Moon Lueg was the chef in the kitchen of Moon Garden, fixing the Cantonese dishes and the American foods, utilizing the vegetables grown at the family’s farms. Born in Spring Valley, California, Moon was educated in Canton, China, and although he was adept at cooking dishes from other areas of China, he is said to have preferred the Cantonese cuisine.

In a 1974 interview with Florida Today, he talked about his youth and his venture into the farming and restaurant businesses.

moon garden restaurant
In 2002, long after its use as a restaurant, Moon Garden was up for sale and had prospective buyers. Sadly, the once beautiful building, with its wonderful rock garden and fountain that depicted a Chinese village out front, was razed after the sale fell through. ST. LUCIE COUNTY LIBRARY ARCHIVES

“I was 14 years old when I realized no one was going to look after me,” he is quoted as saying. “Within a few days I had a job in a restaurant in Long Island. Not long after that I went to work for my cousin who owned a very big restaurant called ‘Lee’s Palace’ in Hempstead, N.Y.

“My first farming was learned in a greenhouse. I ran one for a year while I was still in New York. Then, when I came to Florida, I bought 120 acres in Fort Pierce.”

Over the decades, Moon Lueg and his family owned three farms, two citrus groves, the Moon Garden restaurant and about 20 homes in St. Lucie County. They also owned properties in South Carolina, New York, New Jersey and California.

Raymond says he worked on the farms, in the groves and at the restaurant while he was attending school at St. Anastasia. “I worked about 60 hours a week on the farms and groves and as a dishwasher and janitor at the Moon Garden.”

Raymond says his father used to come out to the parking lot on his breaks from cooking and look at the license plates on the cars. After discovering that many of the cars were from Brevard County, Moon Lueg talked to his patrons and found that many were working for NASA at Cape Canaveral. They would make the nearly three-hour round trip to his restaurant because there was nothing like it in the Titusville area.

DAUGHTER’S MEMORY
In November 1964, the family suffered a tragedy. Daughter Ida, who had recently married and moved to the New York area with her husband to help manage the family’s small distribution center in New York City, was hit by the side mirror of a pick-up truck while walking on a road near the family’s New Jersey farm and killed. The family presented the Rt. Rev. Msgr. Beerhalter with an ornate carved table and chairs and a large framed portrait of Ida Lueg Song for a special meeting room at the newly-built John Carroll High School.
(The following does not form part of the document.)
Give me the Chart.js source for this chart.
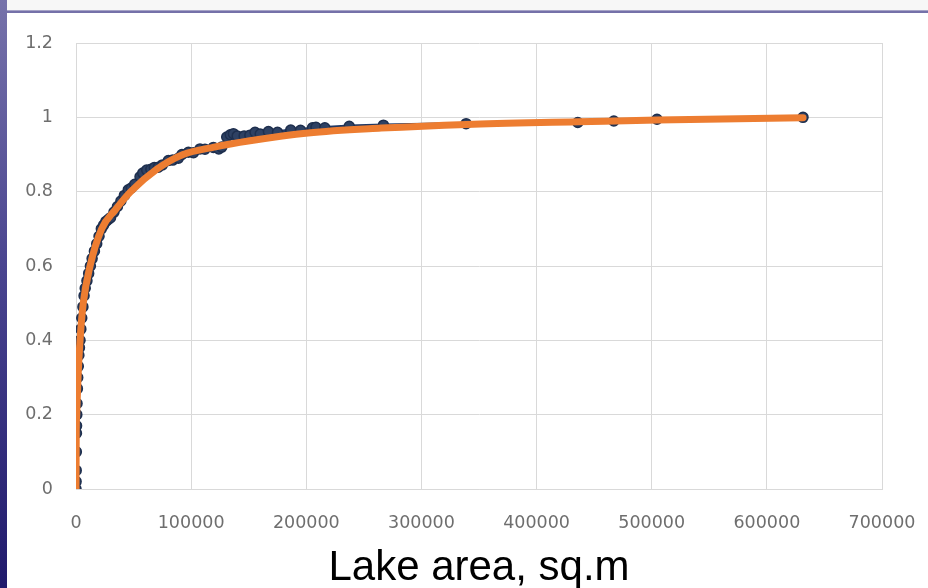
<!DOCTYPE html>
<html>
<head>
<meta charset="utf-8">
<script src="https://cdn.jsdelivr.net/npm/chart.js@4.4.1/dist/chart.umd.min.js"></script>
<style>
  html, body { margin: 0; padding: 0; background: #ffffff; width: 928px; height: 588px; overflow: hidden; }
  #sidebar { position: absolute; left: 0; top: 0; width: 7px; height: 588px;
    background: linear-gradient(to bottom, #7672aa 0%, #4a4590 45%, #201a6c 100%); }
  #topgrey { position: absolute; left: 7px; top: 0; width: 921px; height: 10px; background: #f7f7f7; }
  #topline { position: absolute; left: 7px; top: 10px; width: 921px; height: 3px;
    background: linear-gradient(to bottom, #c9c7dc 0%, #7571a9 40%, #7571a9 100%); }
  #wrap { position: absolute; left: 0; top: 0; width: 928px; height: 588px; }
</style>
</head>
<body>
<div id="wrap"><canvas id="c" width="928" height="588"></canvas></div>
<div id="sidebar"></div>
<div id="topgrey"></div>
<div id="topline"></div>
<script>
// ---- data ----
const axisTitle = 'Lake area, sq.m';
const xTickLabels = ['0','100000','200000','300000','400000','500000','600000','700000'];
const yTickLabels = ['0','0.2','0.4','0.6','0.8','1','1.2'];

// observed series (dark navy, with markers)
const obsX = [0, 100, 200, 300, 400, 500, 700, 900, 1200, 1500, 2000, 2500, 3000, 3500, 4200, 5000,
  6000, 7000, 8000, 9500, 11000, 12500, 14000, 16000, 18000, 20000, 22000, 24000, 26000, 28000,
  30000, 33000, 36000, 39000, 42000, 45400, 48000, 51000, 55600, 58000, 61400, 65000, 68000, 71500,
  75000, 80200, 84000, 88900, 92000, 97600, 102000, 107700, 112000, 119300, 124000, 126600, 130900,
  134000, 136700, 140000, 146000, 151000, 155500, 160000, 167100, 175000, 186500, 195000, 205400,
  208400, 216100, 237300, 267000, 338800, 435800, 467100, 504600, 631400];
const obsY = [0, 0.02, 0.05, 0.1, 0.15, 0.17, 0.2, 0.23, 0.27, 0.3, 0.33, 0.36, 0.38, 0.4, 0.43, 0.46,
  0.49, 0.52, 0.54, 0.56, 0.58, 0.6, 0.62, 0.64, 0.66, 0.68, 0.7, 0.71, 0.72, 0.725,
  0.73, 0.745, 0.76, 0.775, 0.79, 0.805, 0.81, 0.82, 0.84, 0.85, 0.858, 0.86, 0.865, 0.866,
  0.872, 0.884, 0.885, 0.89, 0.9, 0.906, 0.905, 0.915, 0.914, 0.919, 0.915, 0.92, 0.947,
  0.953, 0.956, 0.95, 0.95, 0.952, 0.96, 0.955, 0.962, 0.96, 0.966, 0.965, 0.972,
  0.973, 0.972, 0.976, 0.979, 0.983, 0.986, 0.99, 0.995, 1.0];

// fitted curve (orange)
const fitX = [0, 200, 600, 1750, 3500, 6300, 12200, 22300, 33900, 47500, 70000, 93000, 120000,
  151000, 201500, 265000, 339000, 436000, 505000, 631400];
const fitY = [0, 0.15, 0.2, 0.3, 0.4, 0.5, 0.6, 0.7, 0.75, 0.8, 0.86, 0.9, 0.92,
  0.937, 0.958, 0.971, 0.981, 0.988, 0.993, 0.999];

const obsPoints = obsX.map((x, i) => ({ x: x, y: obsY[i] }));
const fitPoints = fitX.map((x, i) => ({ x: x, y: fitY[i] }));

const titlePlugin = {
  id: 'bottomTitle',
  afterDraw(chart) {
    const ctx = chart.ctx;
    ctx.save();
    ctx.fillStyle = '#000000';
    ctx.font = '42px "Liberation Sans", Arial, sans-serif';
    ctx.textAlign = 'center';
    ctx.textBaseline = 'alphabetic';
    ctx.fillText(axisTitle, (chart.chartArea.left + chart.chartArea.right) / 2, 580);
    ctx.restore();
  }
};

const tickFont = { family: '"DejaVu Sans", sans-serif', size: 17.5 };
const tickColor = '#6e6e6e';
const gridColor = '#d9d9d9';

new Chart(document.getElementById('c'), {
  type: 'line',
  data: {
    datasets: [
      {
        label: 'Fit',
        data: fitPoints,
        borderColor: '#ed7d31',
        backgroundColor: '#ed7d31',
        borderWidth: 7,
        borderCapStyle: 'round',
        borderJoinStyle: 'round',
        pointRadius: 0,
        cubicInterpolationMode: 'monotone',
        fill: false,
        order: 0
      },
      {
        label: 'Observed',
        data: obsPoints,
        borderColor: '#203864',
        backgroundColor: '#2a3d5e',
        borderWidth: 3.5,
        pointRadius: 5,
        pointBorderWidth: 1.5,
        pointBorderColor: '#1e2f4e',
        pointBackgroundColor: '#2e4163',
        tension: 0,
        fill: false,
        order: 1
      }
    ]
  },
  options: {
    responsive: false,
    animation: false,
    devicePixelRatio: 1,
    layout: { padding: { left: 0, top: 43, right: 46, bottom: 0 } },
    plugins: { legend: { display: false }, tooltip: { enabled: false }, title: { display: false } },
    scales: {
      x: {
        type: 'linear',
        min: 0, max: 700000,
        afterFit(scale) { scale.height = 99; scale.paddingLeft = 0; scale.paddingRight = 0; },
        afterBuildTicks(scale) {
          scale.ticks = xTickLabels.map(v => ({ value: Number(v) }));
        },
        ticks: {
          font: tickFont, color: tickColor, padding: 24, maxRotation: 0, autoSkip: false,
          callback(value, index) { return xTickLabels[index]; }
        },
        grid: { color: gridColor, lineWidth: 1, drawTicks: false },
        border: { display: true, color: gridColor, width: 1 }
      },
      y: {
        type: 'linear',
        min: 0, max: 1.2,
        afterFit(scale) { scale.width = 76; scale.paddingTop = 0; scale.paddingBottom = 0; },
        afterBuildTicks(scale) {
          scale.ticks = yTickLabels.map(v => ({ value: Number(v) }));
        },
        ticks: {
          font: tickFont, color: tickColor, padding: 23,
          callback(value, index) { return yTickLabels[index]; }
        },
        grid: { color: gridColor, lineWidth: 1, drawTicks: false },
        border: { display: true, color: gridColor, width: 1 }
      }
    }
  },
  plugins: [titlePlugin]
});
</script>
</body>
</html>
Around that time, Moon Lueg had decided to move the restaurant business to Titusville, purchasing land on the east side of U.S. 1 and also two parcels, one 50 acres and the other 25 acres, in Brevard County for farming. Once Moon Islander, a Polynesian-style restaurant and lounge, was ready to open, he closed the doors at the Moon Garden.

Moon Lueg, who died in 1984, operated Moon Islander for many years prior to his death. In the article that appeared in Florida Today, ten years before his death, Moon, 66, was working five acres of the land he had purchased in Brevard County in the mid-60s.

Noting that “it is hard to find good labor for the 50 acres,” he worked five acres himself to provide the fresh tomatoes, green peppers, turnips and other vegetables needed for the Moon Islander, according to the article, loading boxes of the vegetables in his car and driving them to the restaurant.

“When not in his garden,” the articles states, “he is at his restaurant, cooking, overseeing the kitchen and bar, greeting guests and, late at night after the doors are locked at midnight, vacuuming and cleaning.”

The Lueg family lost most of the pictures of their life in St. Lucie County and at the Moon Garden over the years. That place of such serenity and beauty is long gone, existing only in the memories of Fort Pierce’s longtime residents.